• Do this
Take the lines from the head of the listing through the one bearing "de Plan, se\\programan" and copy them exactly, leaving every picture out.
"""
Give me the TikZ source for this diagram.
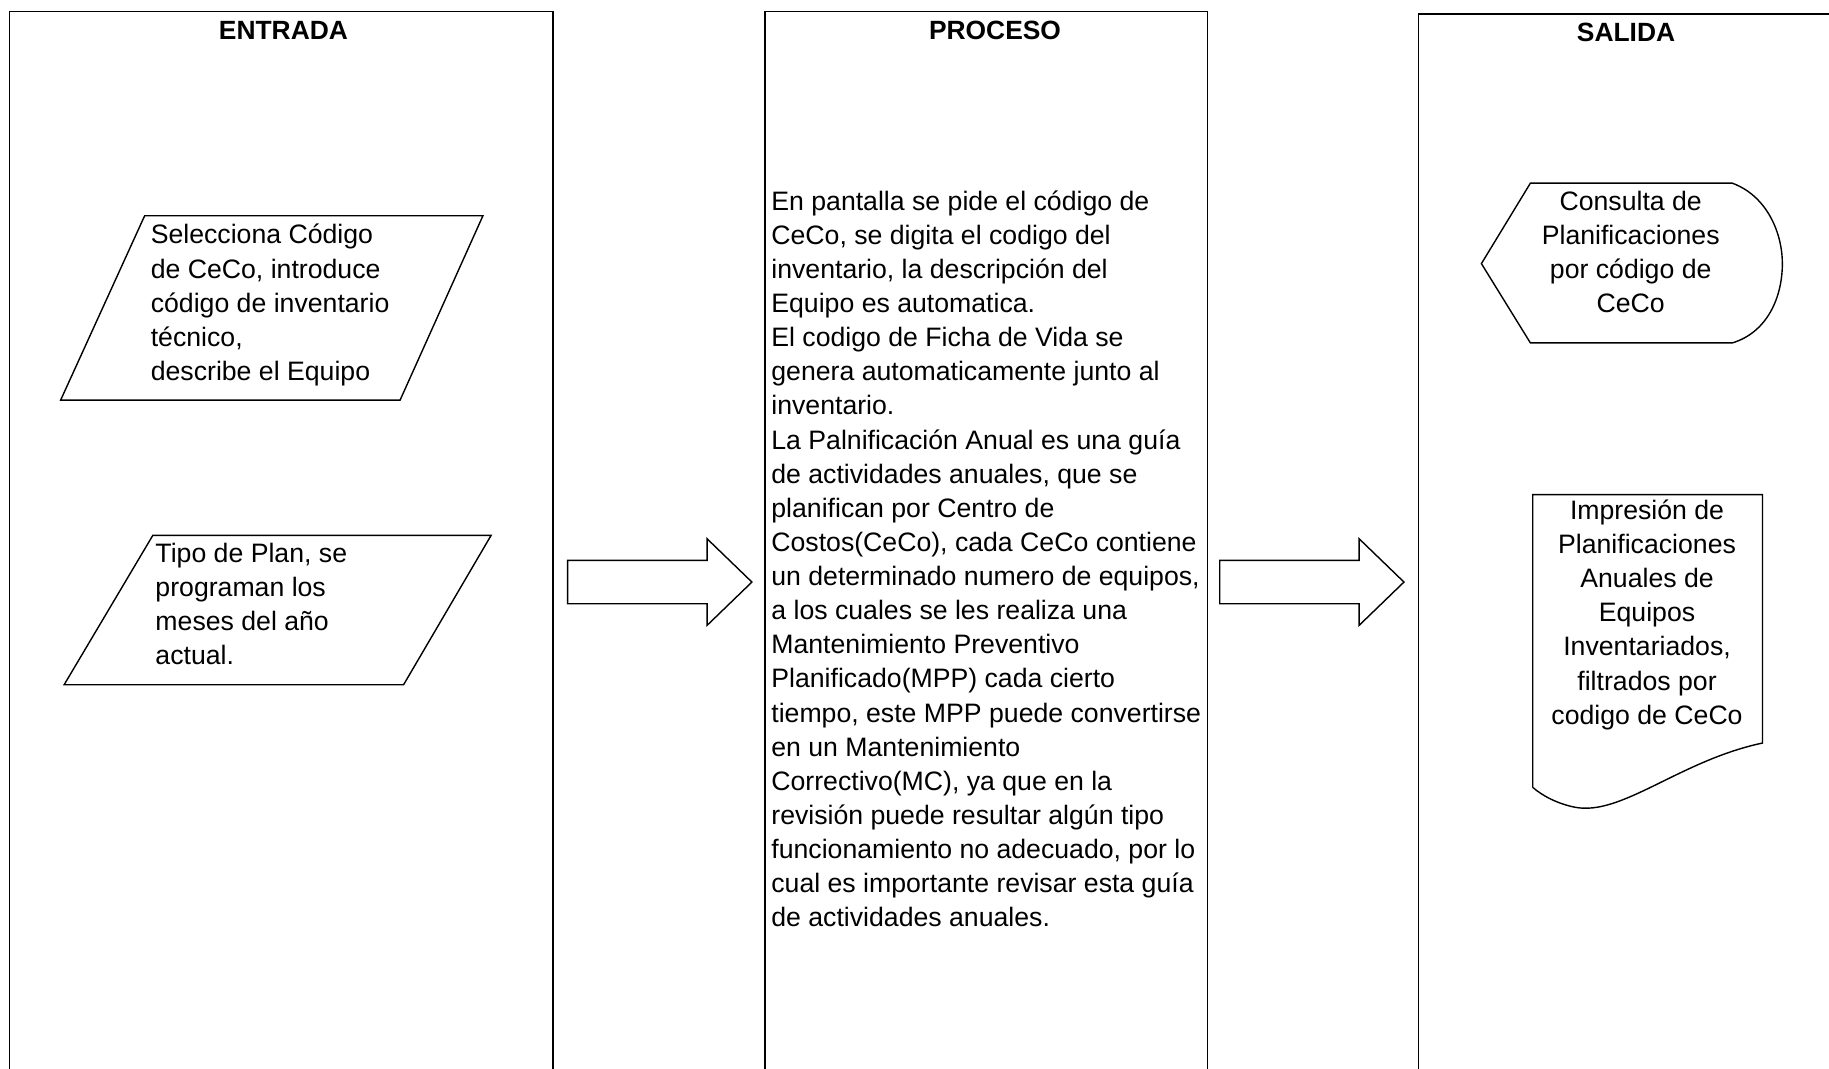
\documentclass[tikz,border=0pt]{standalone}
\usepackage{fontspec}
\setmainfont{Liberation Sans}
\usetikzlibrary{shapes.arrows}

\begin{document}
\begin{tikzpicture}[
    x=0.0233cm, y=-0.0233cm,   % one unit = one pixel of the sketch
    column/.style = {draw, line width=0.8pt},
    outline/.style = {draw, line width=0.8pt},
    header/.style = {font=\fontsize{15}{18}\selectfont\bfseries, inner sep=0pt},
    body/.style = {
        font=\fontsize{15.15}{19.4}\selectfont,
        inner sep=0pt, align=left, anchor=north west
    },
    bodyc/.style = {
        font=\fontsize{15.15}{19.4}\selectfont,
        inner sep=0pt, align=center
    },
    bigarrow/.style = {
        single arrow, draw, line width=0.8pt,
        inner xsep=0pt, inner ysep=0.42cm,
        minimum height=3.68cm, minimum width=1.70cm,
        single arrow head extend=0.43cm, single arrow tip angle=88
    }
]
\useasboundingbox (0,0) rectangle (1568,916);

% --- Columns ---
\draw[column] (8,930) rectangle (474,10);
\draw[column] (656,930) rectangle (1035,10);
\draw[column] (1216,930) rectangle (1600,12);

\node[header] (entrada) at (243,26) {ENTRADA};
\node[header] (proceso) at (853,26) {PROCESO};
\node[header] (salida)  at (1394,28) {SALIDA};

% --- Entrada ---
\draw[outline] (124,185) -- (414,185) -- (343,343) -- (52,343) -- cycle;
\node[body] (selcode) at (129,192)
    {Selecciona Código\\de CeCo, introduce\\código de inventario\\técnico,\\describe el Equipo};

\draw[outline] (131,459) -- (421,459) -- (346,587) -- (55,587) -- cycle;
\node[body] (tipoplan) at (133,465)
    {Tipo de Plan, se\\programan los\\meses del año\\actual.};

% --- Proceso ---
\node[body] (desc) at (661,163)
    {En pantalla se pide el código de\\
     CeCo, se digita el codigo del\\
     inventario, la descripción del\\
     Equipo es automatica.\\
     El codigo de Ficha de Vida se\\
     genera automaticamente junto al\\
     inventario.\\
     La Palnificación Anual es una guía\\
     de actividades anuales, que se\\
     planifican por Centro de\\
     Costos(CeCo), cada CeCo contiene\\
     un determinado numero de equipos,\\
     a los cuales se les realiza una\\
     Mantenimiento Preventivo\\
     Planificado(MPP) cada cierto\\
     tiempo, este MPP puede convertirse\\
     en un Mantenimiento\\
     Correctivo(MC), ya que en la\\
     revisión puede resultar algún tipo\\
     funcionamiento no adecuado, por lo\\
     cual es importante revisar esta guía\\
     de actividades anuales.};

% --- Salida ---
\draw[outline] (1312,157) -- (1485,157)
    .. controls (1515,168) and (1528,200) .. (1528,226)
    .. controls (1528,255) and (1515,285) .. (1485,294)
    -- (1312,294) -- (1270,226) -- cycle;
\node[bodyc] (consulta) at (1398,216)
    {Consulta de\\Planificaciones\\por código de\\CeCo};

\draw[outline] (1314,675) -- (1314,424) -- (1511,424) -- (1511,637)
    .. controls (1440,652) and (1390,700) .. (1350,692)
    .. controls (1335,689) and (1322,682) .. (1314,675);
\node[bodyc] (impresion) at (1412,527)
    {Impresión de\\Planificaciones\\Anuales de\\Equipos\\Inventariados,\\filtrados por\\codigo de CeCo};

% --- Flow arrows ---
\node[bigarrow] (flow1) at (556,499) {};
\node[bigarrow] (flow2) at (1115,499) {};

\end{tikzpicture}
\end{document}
"""
• Exercise output
Give me the TikZ source for this diagram.
\documentclass[tikz,border=0pt]{standalone}
\usepackage{fontspec}
\setmainfont{Liberation Sans}
\usetikzlibrary{shapes.arrows}

\begin{document}
\begin{tikzpicture}[
    x=0.0233cm, y=-0.0233cm,   % one unit = one pixel of the sketch
    column/.style = {draw, line width=0.8pt},
    outline/.style = {draw, line width=0.8pt},
    header/.style = {font=\fontsize{15}{18}\selectfont\bfseries, inner sep=0pt},
    body/.style = {
        font=\fontsize{15.15}{19.4}\selectfont,
        inner sep=0pt, align=left, anchor=north west
    },
    bodyc/.style = {
        font=\fontsize{15.15}{19.4}\selectfont,
        inner sep=0pt, align=center
    },
    bigarrow/.style = {
        single arrow, draw, line width=0.8pt,
        inner xsep=0pt, inner ysep=0.42cm,
        minimum height=3.68cm, minimum width=1.70cm,
        single arrow head extend=0.43cm, single arrow tip angle=88
    }
]
\useasboundingbox (0,0) rectangle (1568,916);

% --- Columns ---
\draw[column] (8,930) rectangle (474,10);
\draw[column] (656,930) rectangle (1035,10);
\draw[column] (1216,930) rectangle (1600,12);

\node[header] (entrada) at (243,26) {ENTRADA};
\node[header] (proceso) at (853,26) {PROCESO};
\node[header] (salida)  at (1394,28) {SALIDA};

% --- Entrada ---
\draw[outline] (124,185) -- (414,185) -- (343,343) -- (52,343) -- cycle;
\node[body] (selcode) at (129,192)
    {Selecciona Código\\de CeCo, introduce\\código de inventario\\técnico,\\describe el Equipo};

\draw[outline] (131,459) -- (421,459) -- (346,587) -- (55,587) -- cycle;
\node[body] (tipoplan) at (133,465)
    {Tipo de Plan, se\\programan los\\meses del año\\actual.};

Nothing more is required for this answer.